Schultz’s claimed that blocking the new rules would undermine the public interest and people’s faith in the election process. On the contrary, the judge concluded,
The affiants show the rules have in fact created confusion and mistrust in the voter registration process. They have created fear that new citizens will lose their right to vote and/or be charged with a felony, and caused some qualified voters to feel deterred from even registering to vote. Accordingly, the Court concludes the public interest relied on by the Secretary is not sufficient to justify his use of the emergency rulemaking procedures, and thereby the circumvention of the valuable notice and public comment, especially when the fundamental right of qualified citizens to vote is involved.

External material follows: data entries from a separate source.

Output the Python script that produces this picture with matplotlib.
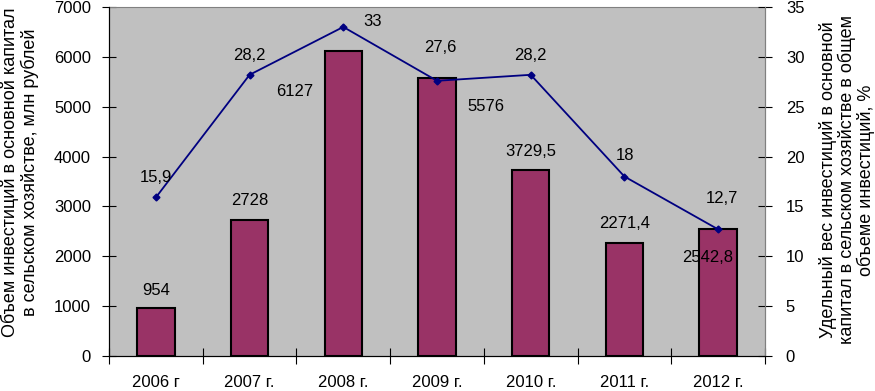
import numpy as np
import matplotlib
matplotlib.use("Agg")
import matplotlib.pyplot as plt

plt.rcParams['font.family'] = ['Liberation Sans', 'DejaVu Sans']

# данные
years = ['2006 г', '2007 г.', '2008 г.', '2009 г.', '2010 г.', '2011 г.', '2012 г.']
invest = [954, 2728, 6127, 5576, 3729.5, 2271.4, 2542.8]
invest_labels = ['954', '2728', '6127', '5576', '3729,5', '2271,4', '2542,8']
share = [15.9, 28.2, 33, 27.6, 28.2, 18, 12.7]
share_labels = ['15,9', '28,2', '33', '27,6', '28,2', '18', '12,7']

# смещения подписей (пиксели)
bar_off = [(0, 18), (0, 19), (-49, -41), (49, -29), (0, 19), (0, 19), (-11, -28)]
line_off = [(0, 20), (0, 19), (29, 5), (3, 33), (0, 19), (1, 21), (4, 31)]

fig = plt.figure(figsize=(8.75, 3.91), dpi=100)
ax = fig.add_axes([109/875, 1-356/391, (765-109)/875, (356-7)/391])
ax.set_facecolor('#C0C0C0')

x = np.arange(len(years))
ax.bar(x, invest, width=0.4, color='#993366', edgecolor='black', linewidth=1.5, zorder=2)
ax.set_xlim(-0.5, len(years) - 0.5)
ax.set_ylim(0, 7000)
ax.set_yticks(range(0, 7001, 1000))

ax.set_xticks(np.arange(-0.5, len(years), 1))
ax.set_xticklabels([])
ax.set_xticks(x, minor=True)
ax.set_xticklabels(years, minor=True)
ax.tick_params(axis='x', which='major', direction='inout', length=12, width=0.8)
ax.tick_params(axis='x', which='minor', length=0, pad=14, labelsize=12)
ax.tick_params(axis='y', direction='inout', length=10, width=0.8, labelsize=12, pad=8)

for s in ['top', 'right']:
    ax.spines[s].set_color('#808080')

fig.text(20/875, 1-172/391,
         'Объем инвестиций в основной капитал\nв сельском хозяйстве, млн рублей',
         fontsize=13, rotation=90, ha='center', va='center', linespacing=1.15)

for xi, v, lab, off in zip(x, invest, invest_labels, bar_off):
    ax.annotate(lab, (xi, v), xytext=off, textcoords='offset pixels',
                ha='center', va='center', fontsize=12, zorder=5)

ax2 = ax.twinx()
ax2.plot(x, share, color='#000080', lw=1.3, marker='D', markersize=3.5)
ax2.set_ylim(0, 35)
ax2.set_yticks(range(0, 36, 5))
ax2.tick_params(axis='y', direction='inout', length=10, width=0.8, labelsize=12, pad=10)
ax2.spines['right'].set_color('#808080')
ax2.spines['top'].set_visible(False)

fig.text(847/875, 1-180/391,
         'Удельный вес инвестиций в основной\nкапитал в сельском хозяйстве в общем\nобъеме инвестиций, %',
         fontsize=13, rotation=90, ha='center', va='center', linespacing=1.05)

for xi, v, lab, off in zip(x, share, share_labels, line_off):
    ax2.annotate(lab, (xi, v), xytext=off, textcoords='offset pixels',
                 ha='center', va='center', fontsize=12)

fig.savefig('out.png', dpi=100)
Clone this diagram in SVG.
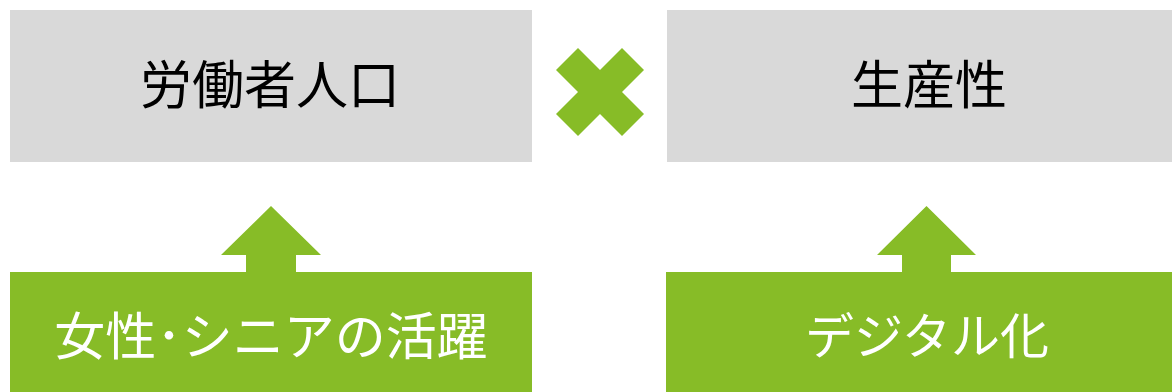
<svg xmlns="http://www.w3.org/2000/svg" width="1172" height="392" viewBox="0 0 1172 392">
  <style>
    .gray { fill: #d9d9d9; }
    .green { fill: #87bc27; }
    .lbl { font-family: "Noto Sans CJK JP", "Noto Sans CJK SC", sans-serif; font-size: 51px; text-anchor: middle; }
    .top { font-size: 52px; }
    .small { font-size: 49px; }
    .dark { fill: #000000; }
    .light { fill: #ffffff; }
  </style>
  <rect width="1172" height="392" fill="#ffffff"/>
  <g id="node-labor">
    <rect class="gray" x="10" y="10" width="522" height="152"/>
    <text class="lbl top dark" x="270" y="104">労働者人口</text>
  </g>
  <g id="node-productivity">
    <rect class="gray" x="667" y="10" width="522" height="152"/>
    <text class="lbl top dark" x="929" y="104">生産性</text>
  </g>
  <g id="node-times">
    <polygon class="green" points="600,70 622,48 644,70 622,92 644,114 622,136 600,114 578,136 556,114 578,92 556,70 578,48"/>
  </g>
  <g id="node-women">
    <rect class="green" x="10" y="272" width="522" height="120"/>
    <text class="lbl light" x="271" y="355">女性･シニアの活躍</text>
  </g>
  <g id="node-digital">
    <rect class="green" x="666" y="272" width="522" height="120"/>
    <text class="lbl small light" x="927" y="354">デジタル化</text>
  </g>
  <g id="connectors">
    <polygon class="green" points="271,206 321,255 296,255 296,273 246,273 246,255 221,255"/>
    <polygon class="green" points="926.5,206 976,255 951,255 951,273 902,273 902,255 877,255"/>
  </g>
</svg>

Schultz sounded like a sore loser in this statement issued yesterday:
“Today’s decision is only a temporary injunction, but unfortunately this ruling could open the door for noncitizens to continue voting in Iowa elections. I am committed to fair and honest elections. I worked to prevent noncitizens from voting using a fair and reasonable process and that is still my intent.”
He also said, “I am resolved to continuing to fight for the people of Iowa and protecting the integrity of our elections.”
Attorney General Tom Miller, whose office is defending Schultz in the case, released a statement saying he respected Gunderson’s order but believes the secretary was “legally justified” in enacting the rules.
“This case involves finding a delicate balance between using the tools available to enforce an existing state law, and ensuring that our government does not deter even a single person from casting a vote,” Miller said. “In this case we argued that Secretary Schultz’s emergency rules would have enabled his office to gain access to existing, real-time federal records that can provide an extra safeguard to anyone whose voting eligibility has been called into question. We will continue to work with Secretary Schultz to strike the right balance.”
I know that the attorney general is supposed to defend state agencies in legal matters, but I am still surprised to see Miller going along with this fool’s errand. Schultz acts as if illegal voting is a widespread problem, but when these alleged “non-citizen” voters are investigated, it’s likely to be shown that most have been naturalized since 2008. Miller should understand that the chilling effect from letting these rules go forward would have undermined far more Iowans’ voting rights.
The ACLU of Iowa and League of United Latin American Citizens hailed the success of their motion “to halt the Iowa Secretary of State in his implementation of irresponsible and destructive administrative voter suppression rules.”
P.S.- Iowa’s judicial selection system worked well in 2011, when Governor Terry Branstad appointed Gunderson to fill a vacancy on the Polk County District Court.